Long-term monthly means of ET for 4,368 stations worldwide are estimated by the Penman–Monteith model (FAO-56) and several variations of the HS method. The comparison of the results by climate class showed that simple modifications of the HS model with climate-class specific coefficient values lead to significant improvements compared with the un-calibrated HS method. The addition of a constant term yields an unbiased estimator. Calibrating all the coefficients in HS and introducing a new constant term transforms HS into a highly efficient equation for estimating FAO-56 when only temperature data are available. This allows for a wide range of applications.

Considering the problems associated with the availability of meteorological data in the world, the HS temperature-based model is recommended as the most simple and practical method for estimating FAO-56 in the literature. Results obtained from the comparisons of ET estimates by the HS equation and its modifications against FAO-56 throughout different Köppen climate classes showed high variability even for long-term monthly means. For all but tropical climates the results indicate that monthly ET values estimated by the HS method are a suitable approximation of FAO-56 for agro-climatological studies.
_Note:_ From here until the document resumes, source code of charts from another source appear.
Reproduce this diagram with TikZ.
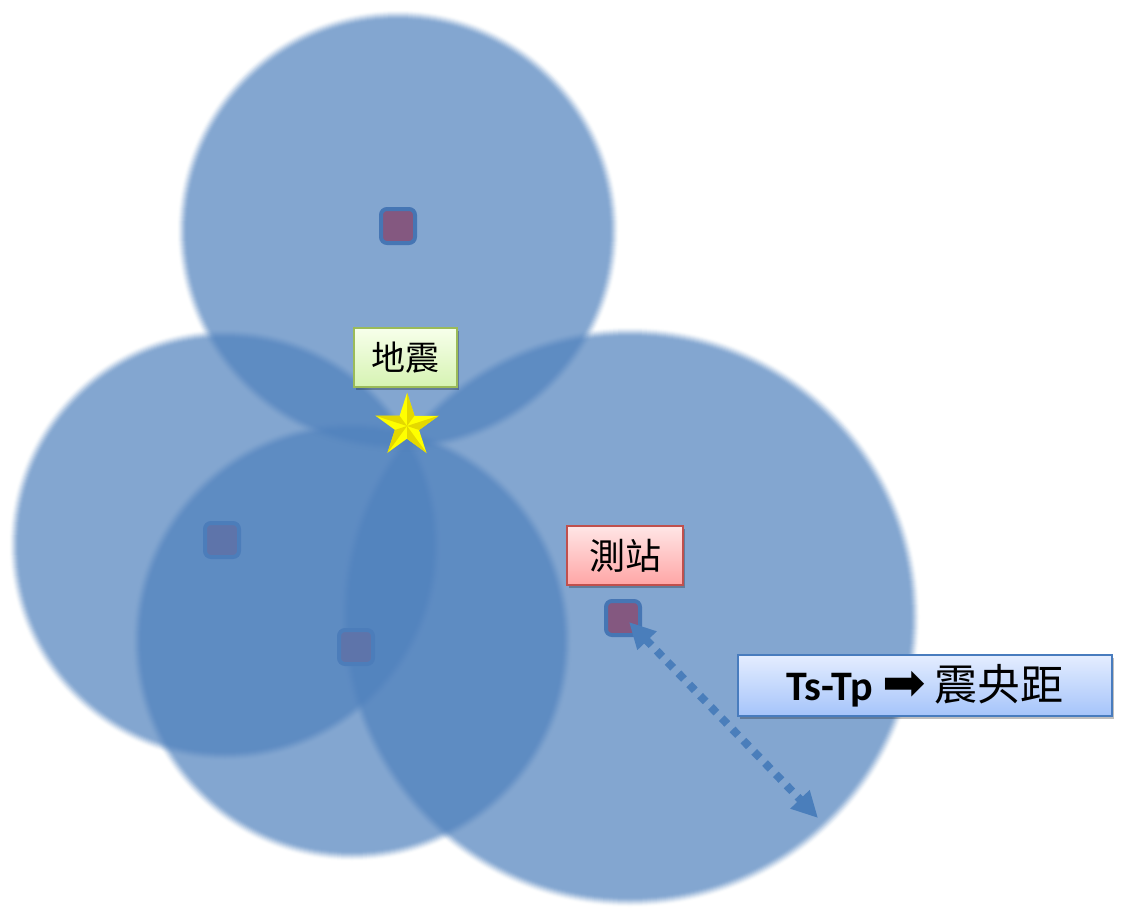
\documentclass[tikz,border=0pt]{standalone}
\usepackage{fontspec}
\newfontfamily\cjk{Noto Sans CJK TC}
\newfontfamily\carlito{Carlito}
\newfontfamily\dejavu{DejaVu Sans}
\usetikzlibrary{shapes.geometric,arrows.meta,shadows}
\definecolor{circblue}{RGB}{79,129,189}
\definecolor{sqfill}{RGB}{132,88,128}
\definecolor{sqline}{RGB}{70,118,180}
\definecolor{arrowblue}{RGB}{74,126,187}
\definecolor{greenline}{RGB}{155,187,89}
\definecolor{greentop}{RGB}{247,255,235}
\definecolor{greenbot}{RGB}{214,243,178}
\definecolor{redline}{RGB}{192,80,77}
\definecolor{redtop}{RGB}{255,230,230}
\definecolor{redbot}{RGB}{255,165,165}
\definecolor{blueline}{RGB}{72,124,190}
\definecolor{bluetop}{RGB}{228,237,255}
\definecolor{bluebot}{RGB}{165,196,250}
\definecolor{staryellow}{RGB}{255,255,0}
\definecolor{stardark}{RGB}{228,216,0}
% soft-edged disc: smoothstep alpha ramp over about 10pt
\newcommand\softdisc[3]{%
  \begin{scope}[opacity=0.7]
    \begin{scope}[transparency group]
      \foreach \k in {1,...,11}{%
        \pgfmathsetmacro\tnow{\k/11}%
        \pgfmathsetmacro\tpre{(\k-1)/11}%
        \pgfmathsetmacro\cnow{\tnow*\tnow*(3-2*\tnow)}%
        \pgfmathsetmacro\cpre{\tpre*\tpre*(3-2*\tpre)}%
        \pgfmathsetmacro\discalpha{\k==11 ? 1 : 1-(1-\cnow)/(1-\cpre)}%
        \pgfmathsetmacro\discrad{#3+6-\k}%
        \fill[circblue, fill opacity=\discalpha] (#1,#2) circle[radius=\discrad];
      }
    \end{scope}
  \end{scope}}
\tikzset{
  station/.style={draw=sqline, line width=4pt, fill=sqfill, rounded corners=6pt,
    minimum size=34pt, inner sep=0pt},
  lab/.style={line width=2.5pt, inner sep=0pt,
    drop shadow={shadow xshift=2pt, shadow yshift=-2.5pt, fill=black, opacity=0.25}},
  arrowline/.style={draw=arrowblue, line width=8pt, dash pattern=on 8pt off 7.6pt,
    {Triangle[length=26pt,width=25pt]}-{Triangle[length=26pt,width=25pt]}}
}
\begin{document}
\begin{tikzpicture}[x=1pt,y=-1pt]
\useasboundingbox[fill=white] (0,0) rectangle (1123,916);
% left and right circles
\softdisc{225}{545}{211}
\softdisc{630}{617}{285}
\node[station] (sR) at (623,618) {};
% stations under the bottom circle
\node[station] (sL) at (222,540) {};
\node[station] (sB) at (356,647) {};
\softdisc{352}{641}{215}
% top circle and station
\softdisc{398}{231}{216}
\node[station] (sT) at (398,226) {};
% labels
\node[lab, draw=greenline, top color=greentop, bottom color=greenbot,
  minimum width=103pt, minimum height=59pt,
  font=\cjk\fontsize{34}{40}\selectfont] (eq) at (405.5,357.5) {地震};
\node[lab, draw=redline, top color=redtop, bottom color=redbot,
  minimum width=116pt, minimum height=59pt,
  font=\cjk\fontsize{36}{40}\selectfont] (st) at (625,555.5) {測站};
\node[lab, draw=blueline, top color=bluetop, bottom color=bluebot,
  minimum width=374pt, minimum height=61pt] (tstp) at (925,685.5)
  {{\carlito\bfseries\fontsize{42}{44}\selectfont Ts-Tp}\hspace{10pt}{\dejavu\fontsize{52}{44}\selectfont ➡}\hspace{8pt}{\cjk\fontsize{43}{48}\selectfont 震央距}};
% star
\node[star, star points=5, star point ratio=2.618, minimum size=66pt, inner sep=0pt,
  fill=staryellow] (star) at (407,426) {};
\foreach \i/\j in {1/5,2/1,3/2,4/3,5/4}
  \fill[stardark] (star.center) -- (star.outer point \i) -- (star.inner point \j) -- cycle;
% distance arrow
\coordinate (a1) at (629,622);
\coordinate (a2) at (818,818);
\draw[arrowline] (a1) -- (a2);
\end{tikzpicture}
\end{document}
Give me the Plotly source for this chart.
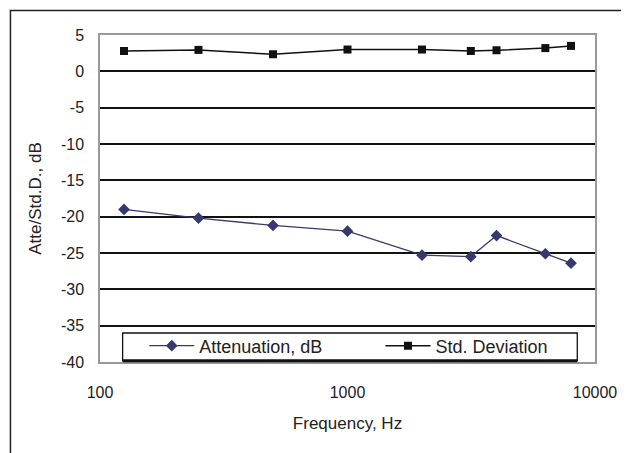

In A climates the reduction of estimation errors due to calibration of the HS method is largest. This is most pronounced in the Af climate where MAE is reduced from its original value of 0.663 to 0.335 mm day⁻¹ for ET_HS5. However, the low values of C_eff indicate the need for the search of other simple methods for the estimation of ET in tropical climates.

This study strongly supports the use of the calibrated Hargreaves equation ET_HS5 at different climatic conditions in the case when only maximum and minimum temperature data are available.